## Working data
(begin)
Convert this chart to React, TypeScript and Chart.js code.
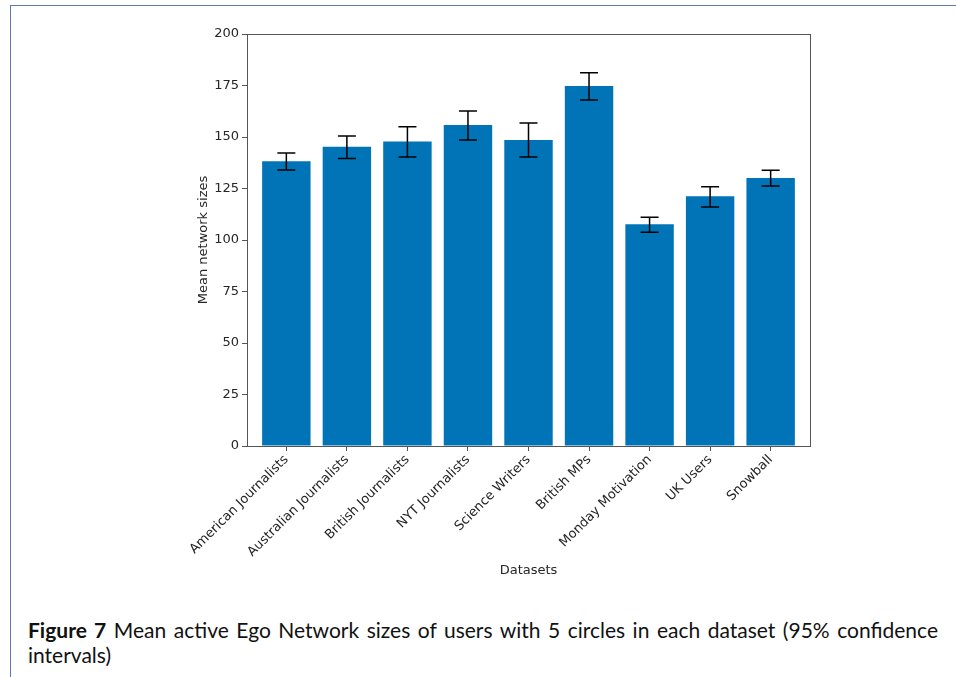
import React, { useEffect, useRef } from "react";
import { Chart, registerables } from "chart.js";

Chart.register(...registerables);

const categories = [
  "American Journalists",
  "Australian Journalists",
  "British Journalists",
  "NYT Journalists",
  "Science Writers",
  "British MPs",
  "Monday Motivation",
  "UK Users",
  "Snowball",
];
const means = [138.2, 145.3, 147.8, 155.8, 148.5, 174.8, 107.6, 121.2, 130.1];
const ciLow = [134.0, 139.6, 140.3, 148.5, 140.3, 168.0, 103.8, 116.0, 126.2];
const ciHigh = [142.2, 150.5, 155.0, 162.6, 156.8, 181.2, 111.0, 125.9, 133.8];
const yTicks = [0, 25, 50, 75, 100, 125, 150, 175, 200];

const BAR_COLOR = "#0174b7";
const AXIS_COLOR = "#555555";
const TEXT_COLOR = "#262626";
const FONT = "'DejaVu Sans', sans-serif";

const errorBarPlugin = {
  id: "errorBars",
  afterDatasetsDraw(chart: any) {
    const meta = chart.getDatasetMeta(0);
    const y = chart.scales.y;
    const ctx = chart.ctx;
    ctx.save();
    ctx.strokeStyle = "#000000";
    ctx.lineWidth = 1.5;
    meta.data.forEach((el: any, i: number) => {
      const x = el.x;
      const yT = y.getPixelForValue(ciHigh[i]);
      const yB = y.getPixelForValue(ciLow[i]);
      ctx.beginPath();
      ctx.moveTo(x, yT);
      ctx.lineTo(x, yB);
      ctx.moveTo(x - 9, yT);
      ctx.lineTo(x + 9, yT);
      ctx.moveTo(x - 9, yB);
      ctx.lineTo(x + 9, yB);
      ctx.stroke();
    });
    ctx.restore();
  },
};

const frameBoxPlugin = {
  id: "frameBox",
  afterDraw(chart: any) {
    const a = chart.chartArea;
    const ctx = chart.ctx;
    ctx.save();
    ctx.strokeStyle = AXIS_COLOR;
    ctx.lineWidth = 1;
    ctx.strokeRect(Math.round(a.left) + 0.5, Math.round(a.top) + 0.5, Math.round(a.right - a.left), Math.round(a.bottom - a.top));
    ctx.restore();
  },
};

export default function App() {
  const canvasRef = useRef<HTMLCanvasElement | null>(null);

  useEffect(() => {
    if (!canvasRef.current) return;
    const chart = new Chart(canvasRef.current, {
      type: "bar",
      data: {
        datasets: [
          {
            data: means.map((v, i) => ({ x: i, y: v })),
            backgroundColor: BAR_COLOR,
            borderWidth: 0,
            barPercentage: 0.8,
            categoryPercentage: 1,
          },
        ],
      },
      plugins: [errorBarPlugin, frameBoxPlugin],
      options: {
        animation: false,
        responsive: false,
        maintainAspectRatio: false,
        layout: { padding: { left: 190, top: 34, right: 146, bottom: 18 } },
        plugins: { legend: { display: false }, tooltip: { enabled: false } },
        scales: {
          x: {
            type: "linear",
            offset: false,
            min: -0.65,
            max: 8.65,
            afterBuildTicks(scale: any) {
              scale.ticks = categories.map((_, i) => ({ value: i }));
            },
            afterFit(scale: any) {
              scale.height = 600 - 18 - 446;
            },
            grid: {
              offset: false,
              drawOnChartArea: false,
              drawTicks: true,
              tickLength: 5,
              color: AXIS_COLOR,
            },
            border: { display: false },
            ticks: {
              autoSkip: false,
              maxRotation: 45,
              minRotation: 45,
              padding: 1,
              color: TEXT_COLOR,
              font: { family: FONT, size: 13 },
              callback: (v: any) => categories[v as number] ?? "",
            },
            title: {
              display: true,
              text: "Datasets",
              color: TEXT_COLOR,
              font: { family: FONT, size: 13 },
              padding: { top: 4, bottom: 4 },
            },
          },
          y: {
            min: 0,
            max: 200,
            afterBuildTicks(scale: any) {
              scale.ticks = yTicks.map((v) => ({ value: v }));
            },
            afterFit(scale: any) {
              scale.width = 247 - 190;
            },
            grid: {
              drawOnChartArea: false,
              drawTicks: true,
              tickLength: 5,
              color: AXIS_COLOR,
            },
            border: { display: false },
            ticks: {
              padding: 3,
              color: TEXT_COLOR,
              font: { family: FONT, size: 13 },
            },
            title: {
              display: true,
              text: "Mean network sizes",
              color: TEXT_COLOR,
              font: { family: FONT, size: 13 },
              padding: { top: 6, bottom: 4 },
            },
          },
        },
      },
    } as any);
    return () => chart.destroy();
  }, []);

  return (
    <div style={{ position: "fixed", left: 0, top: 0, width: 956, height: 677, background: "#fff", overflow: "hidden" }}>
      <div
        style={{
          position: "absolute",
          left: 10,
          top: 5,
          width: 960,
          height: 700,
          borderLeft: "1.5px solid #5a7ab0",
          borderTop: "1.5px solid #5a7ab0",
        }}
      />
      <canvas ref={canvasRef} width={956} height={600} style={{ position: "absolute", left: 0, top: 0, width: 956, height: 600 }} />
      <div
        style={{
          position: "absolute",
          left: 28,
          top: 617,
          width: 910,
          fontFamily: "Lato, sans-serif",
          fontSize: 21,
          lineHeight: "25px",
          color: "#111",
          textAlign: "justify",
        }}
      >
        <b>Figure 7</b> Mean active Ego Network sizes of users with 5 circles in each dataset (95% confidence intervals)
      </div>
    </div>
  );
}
(end)
(begin)
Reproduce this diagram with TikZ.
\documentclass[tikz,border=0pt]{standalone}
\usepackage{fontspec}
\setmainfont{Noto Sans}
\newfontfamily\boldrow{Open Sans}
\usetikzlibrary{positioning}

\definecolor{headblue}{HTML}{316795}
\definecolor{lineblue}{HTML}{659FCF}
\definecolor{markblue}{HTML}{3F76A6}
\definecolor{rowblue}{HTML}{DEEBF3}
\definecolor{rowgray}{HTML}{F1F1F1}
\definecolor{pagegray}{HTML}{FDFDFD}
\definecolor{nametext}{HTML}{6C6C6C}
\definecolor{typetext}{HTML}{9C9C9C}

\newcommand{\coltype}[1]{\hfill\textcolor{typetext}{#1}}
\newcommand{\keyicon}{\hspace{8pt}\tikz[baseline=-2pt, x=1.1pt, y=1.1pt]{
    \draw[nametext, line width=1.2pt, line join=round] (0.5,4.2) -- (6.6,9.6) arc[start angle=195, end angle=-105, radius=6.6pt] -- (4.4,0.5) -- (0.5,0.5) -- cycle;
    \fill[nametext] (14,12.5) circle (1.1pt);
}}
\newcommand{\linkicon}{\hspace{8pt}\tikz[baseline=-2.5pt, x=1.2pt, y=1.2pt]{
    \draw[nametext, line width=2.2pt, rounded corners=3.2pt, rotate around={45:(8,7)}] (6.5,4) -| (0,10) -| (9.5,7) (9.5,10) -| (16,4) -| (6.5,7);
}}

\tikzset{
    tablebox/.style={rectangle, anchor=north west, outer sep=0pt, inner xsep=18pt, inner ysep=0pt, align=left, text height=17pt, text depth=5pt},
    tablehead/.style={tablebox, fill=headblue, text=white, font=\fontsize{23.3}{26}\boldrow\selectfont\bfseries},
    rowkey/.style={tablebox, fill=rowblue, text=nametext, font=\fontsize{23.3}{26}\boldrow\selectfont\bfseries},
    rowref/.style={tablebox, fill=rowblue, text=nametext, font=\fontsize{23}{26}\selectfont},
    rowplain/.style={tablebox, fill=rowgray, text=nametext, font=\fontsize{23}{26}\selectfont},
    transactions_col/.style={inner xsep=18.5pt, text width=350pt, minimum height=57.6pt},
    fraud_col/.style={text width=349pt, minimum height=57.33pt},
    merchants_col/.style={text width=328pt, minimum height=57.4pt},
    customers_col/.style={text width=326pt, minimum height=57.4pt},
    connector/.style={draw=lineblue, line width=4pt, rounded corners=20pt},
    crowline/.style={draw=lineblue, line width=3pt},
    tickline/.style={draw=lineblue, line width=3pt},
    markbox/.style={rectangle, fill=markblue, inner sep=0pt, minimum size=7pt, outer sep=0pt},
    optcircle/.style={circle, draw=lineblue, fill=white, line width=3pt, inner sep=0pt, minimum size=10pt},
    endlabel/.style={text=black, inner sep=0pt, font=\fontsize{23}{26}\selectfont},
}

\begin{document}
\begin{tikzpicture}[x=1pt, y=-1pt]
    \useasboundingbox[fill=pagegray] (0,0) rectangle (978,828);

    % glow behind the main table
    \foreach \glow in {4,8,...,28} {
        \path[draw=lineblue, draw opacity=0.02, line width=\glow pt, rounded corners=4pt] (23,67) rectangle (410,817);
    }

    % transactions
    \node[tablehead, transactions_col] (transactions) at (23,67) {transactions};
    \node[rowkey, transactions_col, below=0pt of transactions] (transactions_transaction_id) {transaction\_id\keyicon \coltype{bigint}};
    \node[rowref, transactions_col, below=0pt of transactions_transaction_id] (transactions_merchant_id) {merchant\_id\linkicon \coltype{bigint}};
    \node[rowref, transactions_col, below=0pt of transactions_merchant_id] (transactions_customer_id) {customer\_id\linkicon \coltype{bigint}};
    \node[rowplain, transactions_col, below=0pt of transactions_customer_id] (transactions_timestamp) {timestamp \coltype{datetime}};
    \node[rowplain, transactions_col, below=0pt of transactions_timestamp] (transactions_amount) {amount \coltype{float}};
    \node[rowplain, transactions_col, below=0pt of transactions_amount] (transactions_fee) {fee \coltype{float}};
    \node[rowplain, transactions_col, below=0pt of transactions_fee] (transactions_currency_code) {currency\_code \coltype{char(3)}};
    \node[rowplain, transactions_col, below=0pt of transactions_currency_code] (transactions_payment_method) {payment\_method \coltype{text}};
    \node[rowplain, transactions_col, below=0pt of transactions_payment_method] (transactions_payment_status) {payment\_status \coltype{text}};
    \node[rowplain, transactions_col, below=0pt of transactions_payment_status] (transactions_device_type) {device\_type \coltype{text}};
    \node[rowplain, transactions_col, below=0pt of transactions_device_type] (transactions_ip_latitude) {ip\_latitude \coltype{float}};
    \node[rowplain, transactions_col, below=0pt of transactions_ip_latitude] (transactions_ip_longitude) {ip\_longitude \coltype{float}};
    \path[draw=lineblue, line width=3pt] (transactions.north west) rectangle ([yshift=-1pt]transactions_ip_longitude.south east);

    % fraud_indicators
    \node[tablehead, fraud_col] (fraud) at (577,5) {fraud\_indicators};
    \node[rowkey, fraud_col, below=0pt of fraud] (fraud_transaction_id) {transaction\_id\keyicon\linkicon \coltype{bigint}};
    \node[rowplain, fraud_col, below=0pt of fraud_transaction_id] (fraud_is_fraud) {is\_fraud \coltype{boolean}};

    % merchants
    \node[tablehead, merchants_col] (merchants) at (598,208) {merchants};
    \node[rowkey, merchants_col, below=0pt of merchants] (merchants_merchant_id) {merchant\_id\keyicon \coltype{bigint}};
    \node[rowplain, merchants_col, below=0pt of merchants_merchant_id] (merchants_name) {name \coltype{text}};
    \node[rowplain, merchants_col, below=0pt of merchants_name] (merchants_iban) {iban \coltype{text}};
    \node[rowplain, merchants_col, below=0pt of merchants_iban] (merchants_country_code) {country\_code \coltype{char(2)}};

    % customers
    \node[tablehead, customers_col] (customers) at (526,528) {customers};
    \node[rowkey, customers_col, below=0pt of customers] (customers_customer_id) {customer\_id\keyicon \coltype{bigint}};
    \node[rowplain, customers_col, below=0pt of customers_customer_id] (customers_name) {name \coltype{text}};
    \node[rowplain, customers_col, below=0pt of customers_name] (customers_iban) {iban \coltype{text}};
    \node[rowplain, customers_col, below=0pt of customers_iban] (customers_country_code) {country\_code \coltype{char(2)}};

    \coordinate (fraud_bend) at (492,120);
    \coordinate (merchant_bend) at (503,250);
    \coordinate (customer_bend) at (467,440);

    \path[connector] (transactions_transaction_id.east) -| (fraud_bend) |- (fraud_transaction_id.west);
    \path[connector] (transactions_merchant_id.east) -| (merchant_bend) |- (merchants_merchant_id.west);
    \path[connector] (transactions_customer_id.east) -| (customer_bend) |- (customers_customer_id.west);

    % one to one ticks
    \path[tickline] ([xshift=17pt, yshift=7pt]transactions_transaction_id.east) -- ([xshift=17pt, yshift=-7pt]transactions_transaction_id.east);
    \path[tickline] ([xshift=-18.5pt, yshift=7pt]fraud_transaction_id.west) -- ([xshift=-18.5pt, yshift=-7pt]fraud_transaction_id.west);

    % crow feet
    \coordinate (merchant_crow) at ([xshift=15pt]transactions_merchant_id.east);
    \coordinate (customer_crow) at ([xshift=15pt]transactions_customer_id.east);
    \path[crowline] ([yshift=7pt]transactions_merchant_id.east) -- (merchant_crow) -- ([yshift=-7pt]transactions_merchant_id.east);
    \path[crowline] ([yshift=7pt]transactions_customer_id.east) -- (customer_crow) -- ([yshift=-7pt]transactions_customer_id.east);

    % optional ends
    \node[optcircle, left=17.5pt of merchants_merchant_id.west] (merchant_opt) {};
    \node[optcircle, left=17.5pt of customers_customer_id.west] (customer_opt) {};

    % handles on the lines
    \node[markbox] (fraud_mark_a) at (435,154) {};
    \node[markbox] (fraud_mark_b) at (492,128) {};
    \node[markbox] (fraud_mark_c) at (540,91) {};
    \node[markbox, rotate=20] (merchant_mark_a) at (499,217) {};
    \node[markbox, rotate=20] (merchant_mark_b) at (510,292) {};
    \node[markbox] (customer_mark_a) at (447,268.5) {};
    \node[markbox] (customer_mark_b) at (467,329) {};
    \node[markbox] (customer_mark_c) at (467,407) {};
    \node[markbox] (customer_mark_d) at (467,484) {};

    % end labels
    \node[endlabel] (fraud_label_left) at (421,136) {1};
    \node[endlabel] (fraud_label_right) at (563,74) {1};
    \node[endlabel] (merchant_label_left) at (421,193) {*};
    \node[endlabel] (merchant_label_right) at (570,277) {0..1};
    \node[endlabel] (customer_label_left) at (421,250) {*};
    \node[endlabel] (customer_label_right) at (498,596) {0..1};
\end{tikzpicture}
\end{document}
(end)
(begin)
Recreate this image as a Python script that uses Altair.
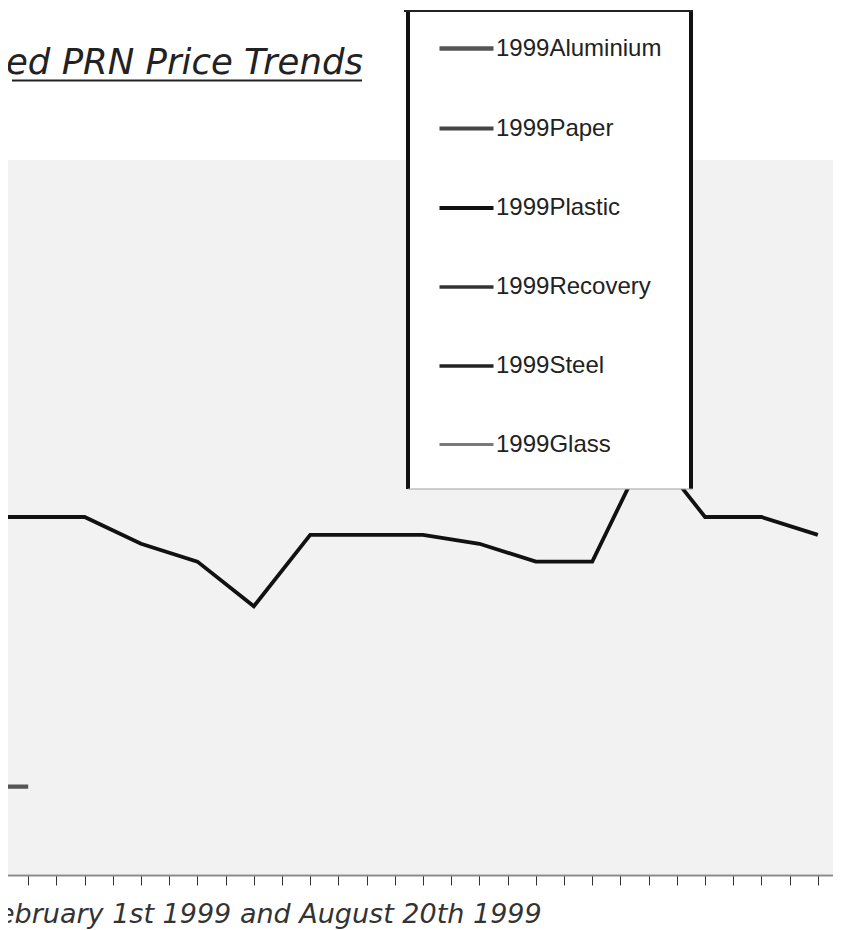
(end)
## Task requirements
Pictures do not belong in the copy. Reproduce exactly the lines from the one with "Convert this chart" to the one with "Chart.register(...registerables);", both lines included.

## Output
Convert this chart to React, TypeScript and Chart.js code.
import React, { useEffect, useRef } from "react";
import { Chart, registerables } from "chart.js";

Chart.register(...registerables);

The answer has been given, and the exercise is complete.